● **Written problem**
Begin with the first line below and retype each line exactly through the line containing "const step = 116, bw". Any pictures are to be left out.

● **Recorded information**
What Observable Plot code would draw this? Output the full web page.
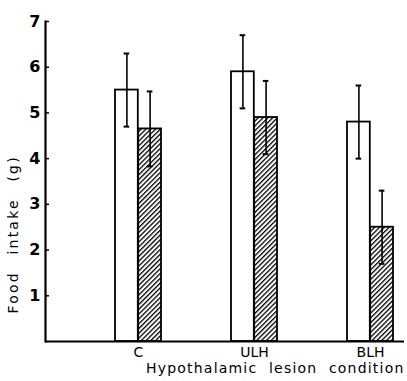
<!DOCTYPE html>
<html><head><meta charset="utf-8">
<script src="https://cdn.jsdelivr.net/npm/d3@7"></script>
<script src="https://cdn.jsdelivr.net/npm/@observablehq/plot@0.6"></script>
<style>body{margin:0;background:#fff}</style>
</head><body><div id="chart"></div>
<script>
const groups = ["C", "ULH", "BLH"];
const openMeans = [5.5, 5.9, 4.8];
const openErrs = [0.8, 0.8, 0.8];
const hatchedMeans = [4.65, 4.9, 2.5];
const hatchedErrs = [0.82, 0.8, 0.8];
const yTicks = [1, 2, 3, 4, 5, 6, 7];
const xTitle = "Hypothalamic lesion condition";
const yTitle = "Food intake (g)";

const openData = groups.map((g, i) => ({group: g, value: openMeans[i], lo: openMeans[i] - openErrs[i], hi: openMeans[i] + openErrs[i]}));
const hatchedData = groups.map((g, i) => ({group: g, value: hatchedMeans[i], lo: hatchedMeans[i] - hatchedErrs[i], hi: hatchedMeans[i] + hatchedErrs[i]}));

const step = 116, bw = step * 0.4, half = bw / 2, off = bw / 4, cap = 3;

const chart = Plot.plot({
  width: 407, height: 381,
  marginLeft: 45, marginRight: 3, marginTop: 21, marginBottom: 40,
  style: {fontFamily: "'DejaVu Sans', sans-serif", background: "white", color: "black", overflow: "visible"},
  x: {domain: groups, range: [115, 115 + 2.4 * step], paddingInner: 0.6, paddingOuter: 0},
  y: {domain: [0, 7]},
  marks: [
    Plot.barY(openData, {x: "group", y: "value", fill: "white", stroke: "black", strokeWidth: 1.8, insetRight: half}),
    Plot.barY(hatchedData, {x: "group", y: "value", fill: "url(#hatch)", stroke: "black", strokeWidth: 1.8, insetLeft: half}),
    Plot.ruleX(openData, {x: "group", y1: "lo", y2: "hi", dx: -off, strokeWidth: 1.6}),
    Plot.tickY(openData, {x: "group", y: "hi", insetLeft: off - cap, insetRight: bw - off - cap, strokeWidth: 2}),
    Plot.tickY(openData, {x: "group", y: "lo", insetLeft: off - cap, insetRight: bw - off - cap, strokeWidth: 2}),
    Plot.ruleX(hatchedData, {x: "group", y1: "lo", y2: "hi", dx: off, strokeWidth: 1.6}),
    Plot.tickY(hatchedData, {x: "group", y: "hi", insetLeft: bw - off - cap, insetRight: off - cap, strokeWidth: 2}),
    Plot.tickY(hatchedData, {x: "group", y: "lo", insetLeft: bw - off - cap, insetRight: off - cap, strokeWidth: 2}),
    Plot.ruleY([0], {strokeWidth: 2}),
    Plot.frame({anchor: "left", strokeWidth: 2.2}),
    Plot.axisY({ticks: yTicks, tickSize: -4, tickPadding: 9, fontSize: 16, fontWeight: "bold", tickFormat: d => String(d), strokeWidth: 1.5, label: null}),
    Plot.axisX({tickSize: 0, tickPadding: 6, fontSize: 14, label: null}),
    Plot.text([xTitle], {frameAnchor: "bottom-right", dy: 31, textAnchor: "end", fontSize: 14}),
    Plot.text([yTitle], {frameAnchor: "bottom-left", textAnchor: "start", dx: -28, dy: -28, rotate: -90, fontSize: 14})
  ]
});

chart.insertAdjacentHTML("afterbegin",
  `<defs><pattern id="hatch" patternUnits="userSpaceOnUse" width="3.4" height="3.4" patternTransform="rotate(45)">
     <rect width="3.4" height="3.4" fill="white"/>
     <line x1="0" y1="0" x2="0" y2="3.4" stroke="black" stroke-width="2.6"/>
   </pattern></defs>`);

d3.select(chart).selectAll("text").each(function() {
  const t = this.textContent;
  if (t === xTitle) { this.style.letterSpacing = "1.2px"; this.style.wordSpacing = "6px"; }
  if (t === yTitle) { this.style.letterSpacing = "2.2px"; this.style.wordSpacing = "10px"; }
});

document.getElementById("chart").append(chart);
</script>
</body></html>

● **Answer for the task**
What Observable Plot code would draw this? Output the full web page.
<!DOCTYPE html>
<html><head><meta charset="utf-8">
<script src="https://cdn.jsdelivr.net/npm/d3@7"></script>
<script src="https://cdn.jsdelivr.net/npm/@observablehq/plot@0.6"></script>
<style>body{margin:0;background:#fff}</style>
</head><body><div id="chart"></div>
<script>
const groups = ["C", "ULH", "BLH"];
const openMeans = [5.5, 5.9, 4.8];
const openErrs = [0.8, 0.8, 0.8];
const hatchedMeans = [4.65, 4.9, 2.5];
const hatchedErrs = [0.82, 0.8, 0.8];
const yTicks = [1, 2, 3, 4, 5, 6, 7];
const xTitle = "Hypothalamic lesion condition";
const yTitle = "Food intake (g)";

const openData = groups.map((g, i) => ({group: g, value: openMeans[i], lo: openMeans[i] - openErrs[i], hi: openMeans[i] + openErrs[i]}));
const hatchedData = groups.map((g, i) => ({group: g, value: hatchedMeans[i], lo: hatchedMeans[i] - hatchedErrs[i], hi: hatchedMeans[i] + hatchedErrs[i]}));

const step = 116, bw = step * 0.4, half = bw / 2, off = bw / 4, cap = 3;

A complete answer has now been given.